▶ _Required task_: Find the word "using" in the records below. List each line containing it.

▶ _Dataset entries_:
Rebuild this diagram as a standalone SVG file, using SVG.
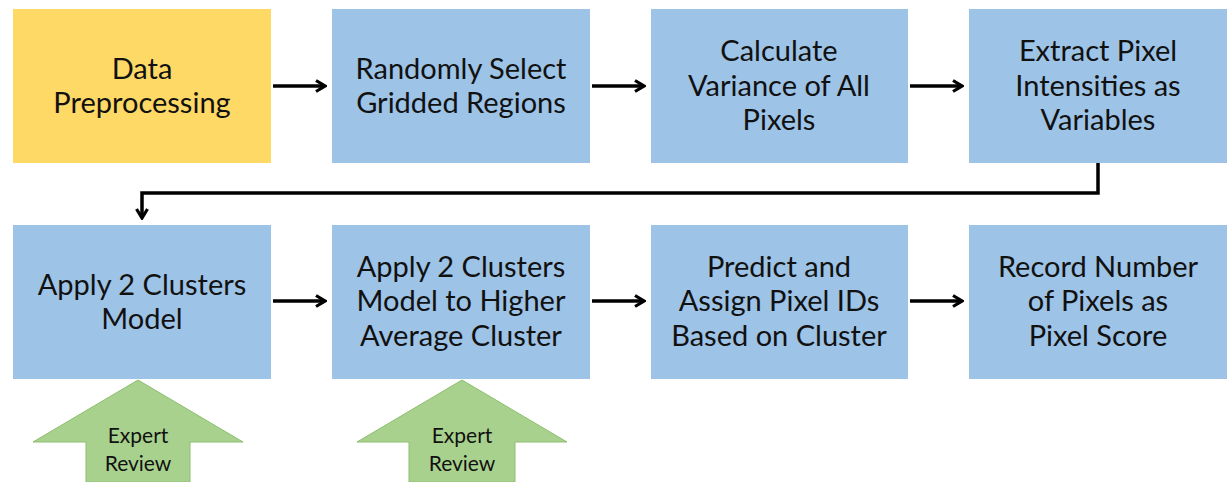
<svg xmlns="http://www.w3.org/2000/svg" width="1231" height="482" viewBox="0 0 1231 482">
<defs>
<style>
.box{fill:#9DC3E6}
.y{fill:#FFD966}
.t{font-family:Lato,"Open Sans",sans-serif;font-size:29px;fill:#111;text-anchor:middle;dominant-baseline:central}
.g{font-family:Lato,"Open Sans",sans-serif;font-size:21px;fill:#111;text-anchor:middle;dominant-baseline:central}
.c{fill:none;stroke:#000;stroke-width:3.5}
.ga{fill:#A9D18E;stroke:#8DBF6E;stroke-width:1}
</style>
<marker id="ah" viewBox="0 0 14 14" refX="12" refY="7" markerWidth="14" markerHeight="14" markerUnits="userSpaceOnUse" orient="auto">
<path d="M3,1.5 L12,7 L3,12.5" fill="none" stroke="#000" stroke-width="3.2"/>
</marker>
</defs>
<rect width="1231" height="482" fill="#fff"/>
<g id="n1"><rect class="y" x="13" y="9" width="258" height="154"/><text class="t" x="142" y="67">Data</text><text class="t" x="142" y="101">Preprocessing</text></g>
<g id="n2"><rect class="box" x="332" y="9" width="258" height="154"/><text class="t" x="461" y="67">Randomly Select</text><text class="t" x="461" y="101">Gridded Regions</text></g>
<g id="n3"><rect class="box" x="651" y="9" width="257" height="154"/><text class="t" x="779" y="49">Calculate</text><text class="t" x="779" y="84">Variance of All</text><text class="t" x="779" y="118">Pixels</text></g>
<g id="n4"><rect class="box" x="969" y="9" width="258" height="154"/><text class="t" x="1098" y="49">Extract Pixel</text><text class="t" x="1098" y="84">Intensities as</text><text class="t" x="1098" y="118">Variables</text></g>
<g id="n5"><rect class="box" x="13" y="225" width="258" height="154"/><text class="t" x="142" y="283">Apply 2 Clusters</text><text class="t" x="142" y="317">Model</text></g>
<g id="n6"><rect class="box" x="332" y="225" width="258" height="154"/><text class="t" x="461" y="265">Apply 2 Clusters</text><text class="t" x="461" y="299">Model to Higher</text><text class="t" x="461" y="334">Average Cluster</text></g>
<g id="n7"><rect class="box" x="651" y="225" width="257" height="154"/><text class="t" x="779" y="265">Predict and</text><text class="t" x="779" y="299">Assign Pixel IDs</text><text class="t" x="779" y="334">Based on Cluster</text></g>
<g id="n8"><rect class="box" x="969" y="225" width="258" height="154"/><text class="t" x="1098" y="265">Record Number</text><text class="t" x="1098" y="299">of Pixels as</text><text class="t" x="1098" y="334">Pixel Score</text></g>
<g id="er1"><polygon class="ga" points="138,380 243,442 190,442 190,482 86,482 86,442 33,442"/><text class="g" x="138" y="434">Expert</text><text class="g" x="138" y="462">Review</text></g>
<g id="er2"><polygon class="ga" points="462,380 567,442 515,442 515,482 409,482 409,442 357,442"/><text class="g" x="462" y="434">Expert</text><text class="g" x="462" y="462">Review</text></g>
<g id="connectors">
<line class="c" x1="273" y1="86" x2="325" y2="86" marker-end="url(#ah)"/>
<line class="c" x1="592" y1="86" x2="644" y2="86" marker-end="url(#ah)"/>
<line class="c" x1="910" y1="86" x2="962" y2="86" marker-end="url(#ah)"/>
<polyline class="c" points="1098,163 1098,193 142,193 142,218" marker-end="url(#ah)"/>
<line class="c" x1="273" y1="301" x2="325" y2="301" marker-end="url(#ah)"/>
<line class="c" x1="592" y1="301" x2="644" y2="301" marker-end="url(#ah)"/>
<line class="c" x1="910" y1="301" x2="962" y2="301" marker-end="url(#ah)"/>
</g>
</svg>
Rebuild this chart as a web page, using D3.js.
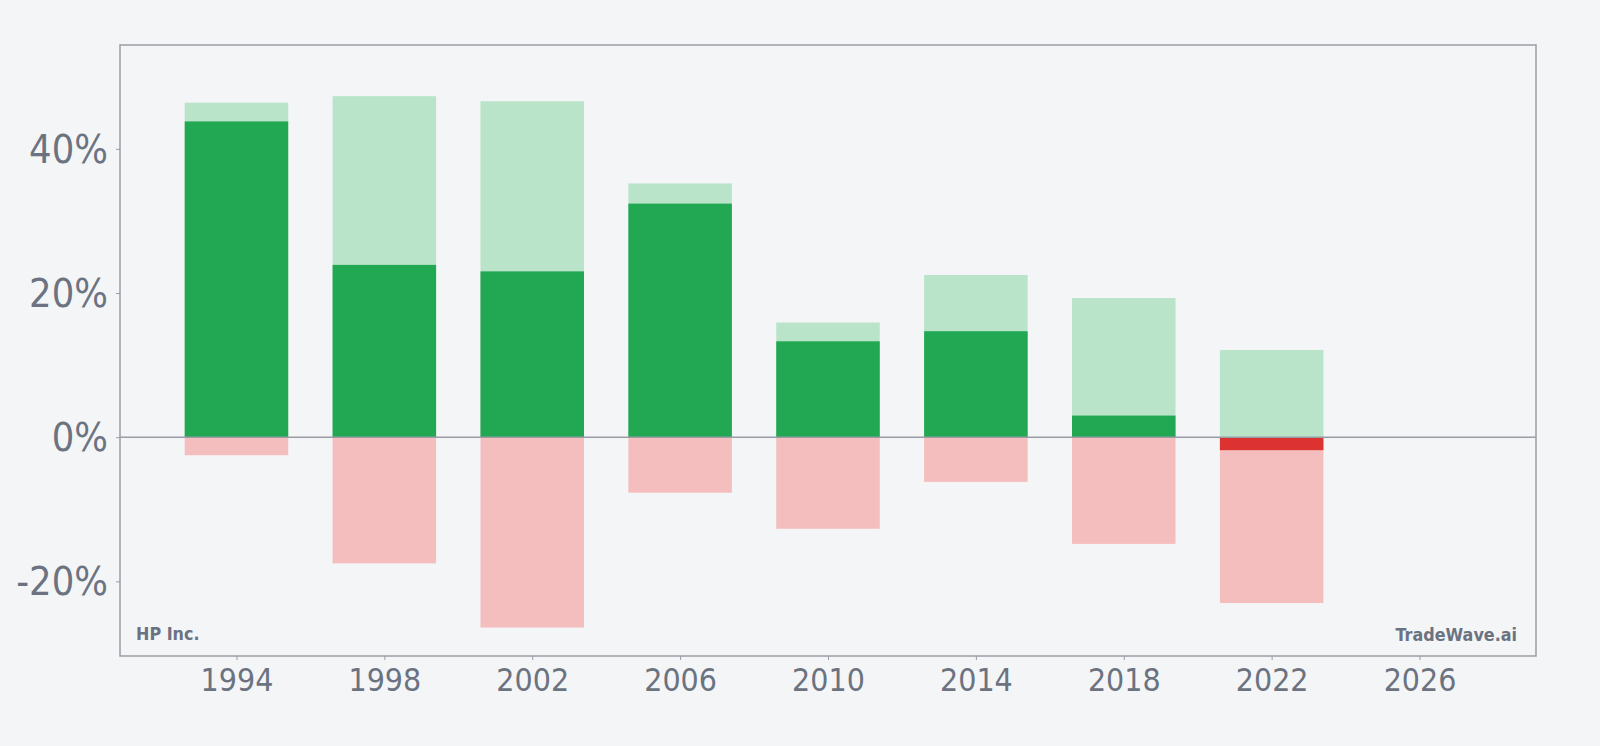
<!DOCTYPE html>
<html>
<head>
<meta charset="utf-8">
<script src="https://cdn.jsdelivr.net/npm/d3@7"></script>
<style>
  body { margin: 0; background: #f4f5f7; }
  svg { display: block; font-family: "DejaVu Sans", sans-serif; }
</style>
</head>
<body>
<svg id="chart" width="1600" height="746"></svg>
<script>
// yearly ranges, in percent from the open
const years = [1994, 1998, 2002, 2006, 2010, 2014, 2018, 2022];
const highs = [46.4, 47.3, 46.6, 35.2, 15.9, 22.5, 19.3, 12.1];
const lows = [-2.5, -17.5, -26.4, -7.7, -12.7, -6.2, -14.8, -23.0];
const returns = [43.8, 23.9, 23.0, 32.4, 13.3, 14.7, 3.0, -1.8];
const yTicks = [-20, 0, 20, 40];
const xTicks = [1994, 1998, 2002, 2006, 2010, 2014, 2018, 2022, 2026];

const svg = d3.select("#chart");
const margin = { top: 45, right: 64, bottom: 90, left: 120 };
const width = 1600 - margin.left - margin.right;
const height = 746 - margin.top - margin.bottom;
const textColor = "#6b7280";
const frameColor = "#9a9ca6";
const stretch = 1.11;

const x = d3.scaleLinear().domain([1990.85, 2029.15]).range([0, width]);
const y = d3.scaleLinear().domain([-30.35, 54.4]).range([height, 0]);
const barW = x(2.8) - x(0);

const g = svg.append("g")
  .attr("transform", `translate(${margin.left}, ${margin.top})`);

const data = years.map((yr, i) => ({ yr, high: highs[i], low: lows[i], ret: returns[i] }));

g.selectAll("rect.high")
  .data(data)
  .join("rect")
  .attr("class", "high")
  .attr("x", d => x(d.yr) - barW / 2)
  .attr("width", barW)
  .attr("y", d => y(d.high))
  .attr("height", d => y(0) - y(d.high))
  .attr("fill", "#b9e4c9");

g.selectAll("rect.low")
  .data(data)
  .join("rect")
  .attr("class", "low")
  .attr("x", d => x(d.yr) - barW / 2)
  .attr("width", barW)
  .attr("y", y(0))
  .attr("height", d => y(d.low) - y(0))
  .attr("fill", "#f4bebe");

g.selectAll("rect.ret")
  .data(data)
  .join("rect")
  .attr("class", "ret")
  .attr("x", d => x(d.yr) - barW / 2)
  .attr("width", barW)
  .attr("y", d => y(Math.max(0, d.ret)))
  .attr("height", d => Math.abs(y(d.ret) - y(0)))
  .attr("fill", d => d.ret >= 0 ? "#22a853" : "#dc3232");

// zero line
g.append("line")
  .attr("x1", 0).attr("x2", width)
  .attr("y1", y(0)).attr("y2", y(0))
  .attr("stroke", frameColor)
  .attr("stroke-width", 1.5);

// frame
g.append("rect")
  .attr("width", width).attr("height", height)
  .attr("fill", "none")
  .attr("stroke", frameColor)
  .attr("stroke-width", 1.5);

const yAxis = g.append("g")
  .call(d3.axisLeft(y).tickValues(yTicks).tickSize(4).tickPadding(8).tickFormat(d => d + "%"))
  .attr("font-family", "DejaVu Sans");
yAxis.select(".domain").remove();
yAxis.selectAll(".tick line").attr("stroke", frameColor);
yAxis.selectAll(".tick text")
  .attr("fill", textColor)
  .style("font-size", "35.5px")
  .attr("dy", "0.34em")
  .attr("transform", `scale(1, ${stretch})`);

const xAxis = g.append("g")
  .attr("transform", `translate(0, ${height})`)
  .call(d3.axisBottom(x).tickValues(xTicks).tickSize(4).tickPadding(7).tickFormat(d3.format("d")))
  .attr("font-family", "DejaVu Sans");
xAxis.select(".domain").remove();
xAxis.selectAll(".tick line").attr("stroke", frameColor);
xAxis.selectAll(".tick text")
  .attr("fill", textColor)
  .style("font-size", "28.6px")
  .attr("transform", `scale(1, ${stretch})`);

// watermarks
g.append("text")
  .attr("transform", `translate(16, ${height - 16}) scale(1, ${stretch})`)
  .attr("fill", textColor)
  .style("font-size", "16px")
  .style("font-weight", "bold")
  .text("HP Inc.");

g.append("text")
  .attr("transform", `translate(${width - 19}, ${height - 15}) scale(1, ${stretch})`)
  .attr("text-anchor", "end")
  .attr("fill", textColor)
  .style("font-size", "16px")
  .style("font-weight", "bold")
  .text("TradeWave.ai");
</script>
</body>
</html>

* * *

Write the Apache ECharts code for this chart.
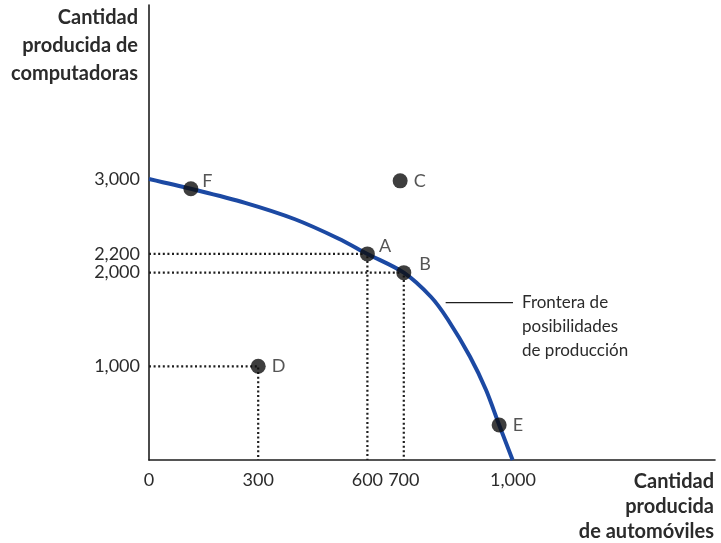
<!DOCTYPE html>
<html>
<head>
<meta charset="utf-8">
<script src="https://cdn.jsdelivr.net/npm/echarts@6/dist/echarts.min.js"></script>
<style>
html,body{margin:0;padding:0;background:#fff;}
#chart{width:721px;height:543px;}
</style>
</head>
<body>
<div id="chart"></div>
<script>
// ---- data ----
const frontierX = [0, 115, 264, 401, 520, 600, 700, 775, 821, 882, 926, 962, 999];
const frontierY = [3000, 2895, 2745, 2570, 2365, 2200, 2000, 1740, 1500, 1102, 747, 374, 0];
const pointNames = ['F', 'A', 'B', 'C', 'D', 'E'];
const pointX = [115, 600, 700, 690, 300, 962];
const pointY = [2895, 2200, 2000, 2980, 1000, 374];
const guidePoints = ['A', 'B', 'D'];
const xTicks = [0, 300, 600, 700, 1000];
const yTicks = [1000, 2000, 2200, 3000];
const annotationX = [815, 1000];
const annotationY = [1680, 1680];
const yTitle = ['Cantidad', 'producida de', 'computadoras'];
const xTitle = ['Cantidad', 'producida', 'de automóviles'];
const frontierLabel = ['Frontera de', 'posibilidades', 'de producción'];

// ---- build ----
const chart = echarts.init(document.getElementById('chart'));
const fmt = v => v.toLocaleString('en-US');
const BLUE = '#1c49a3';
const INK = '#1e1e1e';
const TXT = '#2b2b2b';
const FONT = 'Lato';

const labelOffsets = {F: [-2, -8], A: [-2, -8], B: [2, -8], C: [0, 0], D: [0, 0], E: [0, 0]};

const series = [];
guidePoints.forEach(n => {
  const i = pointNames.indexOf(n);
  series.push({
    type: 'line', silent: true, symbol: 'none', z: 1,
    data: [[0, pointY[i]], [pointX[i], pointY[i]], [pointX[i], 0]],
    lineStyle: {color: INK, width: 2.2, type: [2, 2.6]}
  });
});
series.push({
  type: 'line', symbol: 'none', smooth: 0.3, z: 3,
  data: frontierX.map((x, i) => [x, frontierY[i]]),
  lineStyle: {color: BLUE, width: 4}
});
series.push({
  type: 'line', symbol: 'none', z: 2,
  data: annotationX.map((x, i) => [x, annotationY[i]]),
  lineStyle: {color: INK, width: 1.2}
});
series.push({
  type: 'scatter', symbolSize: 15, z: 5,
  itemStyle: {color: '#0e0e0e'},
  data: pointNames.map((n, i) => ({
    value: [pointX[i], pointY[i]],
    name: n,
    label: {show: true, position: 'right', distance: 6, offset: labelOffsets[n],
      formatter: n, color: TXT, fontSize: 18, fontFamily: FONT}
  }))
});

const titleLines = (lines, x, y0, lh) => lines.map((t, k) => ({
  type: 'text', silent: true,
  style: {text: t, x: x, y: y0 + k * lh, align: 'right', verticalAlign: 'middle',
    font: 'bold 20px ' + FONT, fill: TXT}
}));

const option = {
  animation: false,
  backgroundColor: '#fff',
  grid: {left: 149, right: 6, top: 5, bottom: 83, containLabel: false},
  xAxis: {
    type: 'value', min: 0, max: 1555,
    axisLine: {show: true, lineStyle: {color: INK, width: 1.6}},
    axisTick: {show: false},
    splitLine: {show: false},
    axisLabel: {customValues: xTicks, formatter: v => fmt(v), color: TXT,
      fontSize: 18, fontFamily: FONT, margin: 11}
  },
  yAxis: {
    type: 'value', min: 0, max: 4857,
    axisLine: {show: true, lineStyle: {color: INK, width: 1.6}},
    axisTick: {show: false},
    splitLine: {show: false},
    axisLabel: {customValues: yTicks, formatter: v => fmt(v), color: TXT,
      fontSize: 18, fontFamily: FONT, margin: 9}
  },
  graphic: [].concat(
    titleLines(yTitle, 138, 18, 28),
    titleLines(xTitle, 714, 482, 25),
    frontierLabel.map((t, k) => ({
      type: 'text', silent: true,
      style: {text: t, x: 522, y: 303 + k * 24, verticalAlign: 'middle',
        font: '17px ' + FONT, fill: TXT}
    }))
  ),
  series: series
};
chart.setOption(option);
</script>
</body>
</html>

▶ _Correct response_:
Rebuild this diagram as a standalone SVG file, using SVG.
Rebuild this chart as a web page, using D3.js.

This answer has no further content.